At the Temple of the God of the Capital in Beijing, Gao Puer sits on a bench under a tree playing poker on his Lenovo touchscreen smartphone. “I use my phone to download maps and e-books, too,” says the electrical engineer. “Most of the apps I get are free, but some of the games are worth it to pay a few yuan.” A few blocks away, Wei Xinping kills time while waiting for his girlfriend by playing Angry Birds on a handset made by Huawei Technologies. “I like to relax after work or on the weekends,” says the banker.
Both gadgets are powered by Google’s Android operating system, but the apps come from China Mobile. And therein lies a painful dilemma for Google. Android runs two-thirds of the smartphones sold in the world’s biggest Internet market, yet the company’s online app store, Google Play, isn’t open for business in China. Google sharply scaled back its presence on the mainland in 2010 after tussling with China’s censors. Taj Meadows, a Tokyo-based spokesman, declined to comment on why Google Play is still unavailable in China.
China Mobile, the world’s biggest phone company by subscribers, has been quick to exploit Google’s absence. The carrier launched its Mobile Market store for Android apps in 2009 and now has 158 million registered users. Customers have downloaded more than 630 million apps, making Mobile Market the world’s largest carrier-operated app store, according to Jack Kent of IHS Screen Digest. “Without having to compete with the official Google store, China Mobile has an opportunity that operators in other countries don’t have,” he says.
The success of Mobile Market comes at a welcome time for the wireless giant. Growth in subscribers has fallen by almost half in the past three years, to 10.9 percent in April from 20.9 percent in April 2009. As a result, China Mobile must now figure out ways to squeeze more revenue from each of its 673 million customers. “The reason we care about this business is that it can help drive or promote our other businesses,” says China Mobile Chief Executive Officer Li Yue. “If a developer makes a very good app, then it will help boost traffic on our network and help our growth that way.” Sales advanced 12 percent last year, to 48.4 billion yuan ($7.6 billion), at the carrier’s applications and information services division, which includes the Mobile Market store, as well as downloads of music, e-books, and video.
All Web content in China is censored, so Mobile Market doesn’t offer apps to access the blocked websites of Facebook, Twitter, and YouTube. Apple’s Chinese-language store abides by the same restrictions. Such controls have not damped competition, according to Analysis International, which tracks 13 major app stores in China, including those operated by phone carriers and handset makers. “A couple of years ago, everyone began to realize how huge Apple’s app store was becoming and wanted into that market,” says Neil Juggins, an analyst at JI Asia Research.
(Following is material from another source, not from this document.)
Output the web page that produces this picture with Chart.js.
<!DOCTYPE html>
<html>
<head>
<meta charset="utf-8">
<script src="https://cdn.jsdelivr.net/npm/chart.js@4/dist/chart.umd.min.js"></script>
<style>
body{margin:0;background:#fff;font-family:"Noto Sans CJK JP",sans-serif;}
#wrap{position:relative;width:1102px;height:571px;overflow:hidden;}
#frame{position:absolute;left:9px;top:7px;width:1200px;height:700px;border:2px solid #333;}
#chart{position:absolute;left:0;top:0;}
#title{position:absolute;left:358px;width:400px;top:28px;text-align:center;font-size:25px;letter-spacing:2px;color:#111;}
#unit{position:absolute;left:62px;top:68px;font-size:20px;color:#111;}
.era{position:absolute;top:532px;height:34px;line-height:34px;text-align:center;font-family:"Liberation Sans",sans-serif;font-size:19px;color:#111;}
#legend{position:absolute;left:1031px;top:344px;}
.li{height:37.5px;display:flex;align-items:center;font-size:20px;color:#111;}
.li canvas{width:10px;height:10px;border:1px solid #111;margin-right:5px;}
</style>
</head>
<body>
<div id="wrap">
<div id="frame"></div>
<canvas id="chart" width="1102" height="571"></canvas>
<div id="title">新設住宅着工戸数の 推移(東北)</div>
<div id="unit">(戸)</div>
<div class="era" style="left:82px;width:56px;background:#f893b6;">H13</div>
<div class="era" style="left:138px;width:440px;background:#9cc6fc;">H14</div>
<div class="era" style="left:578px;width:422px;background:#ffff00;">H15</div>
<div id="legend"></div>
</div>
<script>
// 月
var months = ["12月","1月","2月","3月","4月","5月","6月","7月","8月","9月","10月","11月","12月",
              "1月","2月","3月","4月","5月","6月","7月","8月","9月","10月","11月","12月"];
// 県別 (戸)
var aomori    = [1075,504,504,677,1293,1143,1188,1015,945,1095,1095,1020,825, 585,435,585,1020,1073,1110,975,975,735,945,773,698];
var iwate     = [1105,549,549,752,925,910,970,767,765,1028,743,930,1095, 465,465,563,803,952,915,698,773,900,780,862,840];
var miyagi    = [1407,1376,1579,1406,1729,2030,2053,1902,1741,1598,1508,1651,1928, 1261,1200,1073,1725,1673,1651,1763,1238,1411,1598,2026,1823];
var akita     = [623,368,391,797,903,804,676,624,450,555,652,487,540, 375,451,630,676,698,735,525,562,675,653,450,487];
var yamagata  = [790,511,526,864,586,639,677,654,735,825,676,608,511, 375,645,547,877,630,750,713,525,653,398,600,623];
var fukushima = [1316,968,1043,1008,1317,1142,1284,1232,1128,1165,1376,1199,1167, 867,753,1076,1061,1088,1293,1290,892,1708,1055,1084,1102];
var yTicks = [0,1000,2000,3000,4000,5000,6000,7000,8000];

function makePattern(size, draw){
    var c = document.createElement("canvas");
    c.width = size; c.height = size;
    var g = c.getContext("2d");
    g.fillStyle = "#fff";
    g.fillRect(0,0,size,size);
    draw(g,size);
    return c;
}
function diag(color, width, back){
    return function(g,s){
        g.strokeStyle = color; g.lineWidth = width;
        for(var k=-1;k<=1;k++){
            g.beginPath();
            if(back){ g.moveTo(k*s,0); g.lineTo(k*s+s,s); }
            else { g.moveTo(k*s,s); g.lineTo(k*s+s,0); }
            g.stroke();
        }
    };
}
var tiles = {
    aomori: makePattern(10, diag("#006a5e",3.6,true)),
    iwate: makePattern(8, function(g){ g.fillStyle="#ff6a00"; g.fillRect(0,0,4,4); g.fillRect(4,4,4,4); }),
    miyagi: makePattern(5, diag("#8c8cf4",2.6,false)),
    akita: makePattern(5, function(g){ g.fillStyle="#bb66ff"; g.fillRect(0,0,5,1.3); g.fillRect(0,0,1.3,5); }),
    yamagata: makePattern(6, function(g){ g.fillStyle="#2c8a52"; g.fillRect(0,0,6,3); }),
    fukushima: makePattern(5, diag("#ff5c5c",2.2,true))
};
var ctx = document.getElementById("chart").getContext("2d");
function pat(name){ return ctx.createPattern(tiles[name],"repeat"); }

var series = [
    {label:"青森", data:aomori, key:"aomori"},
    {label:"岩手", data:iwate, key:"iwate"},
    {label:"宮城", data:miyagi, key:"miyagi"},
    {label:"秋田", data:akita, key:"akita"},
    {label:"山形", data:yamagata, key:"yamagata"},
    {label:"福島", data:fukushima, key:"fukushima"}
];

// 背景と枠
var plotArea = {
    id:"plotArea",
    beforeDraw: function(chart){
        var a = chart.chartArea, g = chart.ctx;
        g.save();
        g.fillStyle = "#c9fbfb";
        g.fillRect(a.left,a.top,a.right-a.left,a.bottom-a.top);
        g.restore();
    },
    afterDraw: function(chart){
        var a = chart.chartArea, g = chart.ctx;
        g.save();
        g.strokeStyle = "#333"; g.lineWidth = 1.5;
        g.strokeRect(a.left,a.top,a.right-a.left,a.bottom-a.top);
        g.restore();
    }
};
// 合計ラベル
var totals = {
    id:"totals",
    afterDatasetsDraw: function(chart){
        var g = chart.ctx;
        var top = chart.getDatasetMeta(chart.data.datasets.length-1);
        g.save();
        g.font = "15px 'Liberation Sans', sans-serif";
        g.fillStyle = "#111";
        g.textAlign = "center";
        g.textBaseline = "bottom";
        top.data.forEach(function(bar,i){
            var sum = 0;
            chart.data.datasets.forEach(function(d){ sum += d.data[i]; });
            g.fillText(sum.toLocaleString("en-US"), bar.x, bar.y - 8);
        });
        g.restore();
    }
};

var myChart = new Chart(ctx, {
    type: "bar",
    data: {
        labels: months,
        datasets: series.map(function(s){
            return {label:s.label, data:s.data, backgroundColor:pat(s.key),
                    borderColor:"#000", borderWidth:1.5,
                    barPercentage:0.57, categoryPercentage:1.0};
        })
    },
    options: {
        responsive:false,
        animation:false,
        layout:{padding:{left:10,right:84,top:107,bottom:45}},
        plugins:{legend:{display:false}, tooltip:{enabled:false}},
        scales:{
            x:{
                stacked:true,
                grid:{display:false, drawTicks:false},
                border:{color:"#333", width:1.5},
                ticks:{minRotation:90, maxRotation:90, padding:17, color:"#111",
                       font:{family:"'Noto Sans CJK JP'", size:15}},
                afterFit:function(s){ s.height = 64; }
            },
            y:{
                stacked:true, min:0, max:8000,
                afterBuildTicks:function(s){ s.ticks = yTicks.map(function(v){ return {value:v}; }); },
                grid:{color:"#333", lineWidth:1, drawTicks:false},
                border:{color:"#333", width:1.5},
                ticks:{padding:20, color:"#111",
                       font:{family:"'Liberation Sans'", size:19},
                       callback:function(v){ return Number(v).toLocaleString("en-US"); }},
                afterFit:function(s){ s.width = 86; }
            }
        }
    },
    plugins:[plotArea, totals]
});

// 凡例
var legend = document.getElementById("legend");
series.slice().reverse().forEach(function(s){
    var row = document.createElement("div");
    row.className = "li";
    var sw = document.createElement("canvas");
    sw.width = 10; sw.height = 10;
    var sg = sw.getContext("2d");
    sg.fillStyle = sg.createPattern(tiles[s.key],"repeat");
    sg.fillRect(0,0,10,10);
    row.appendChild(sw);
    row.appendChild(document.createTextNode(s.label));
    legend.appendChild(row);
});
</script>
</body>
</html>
China Mobile’s store is stocked with 68,663 apps—just a fraction of the 450,000 available on Google Play. Mobile Market features worldwide hits such as Instagram’s photo-sharing and editing software and various iterations of Rovio Entertainment’s Angry Birds game, as well as homegrown apps such as one that provides readings on ultraviolet radiation and a game in which monkeys must capture turtles.More than 90 percent of the offerings on China Mobile’s store are paid apps, compared with 77 percent for wireless rival China Unicom and 48 percent for Apple. Prices for games typically range from the equivalent of 50¢ to $1.50.
Mobile Market logged sales of 23 million yuan last year, a rounding error on Google’s balance sheet. (The company had revenue of $29.1 billion in 2011.) Still, China is poised to overtake the U.S. as the biggest market for smartphones this year. Based on that trend, Analysis International is forecasting an 80 percent jump in the local market for mobile applications and services, to 220 billion yuan. “Mobile Internet traffic has more than doubled in each of the past two years as smartphones get cheaper and more consumers can afford them,” says Michael Meng of BOCI Research in Hong Kong.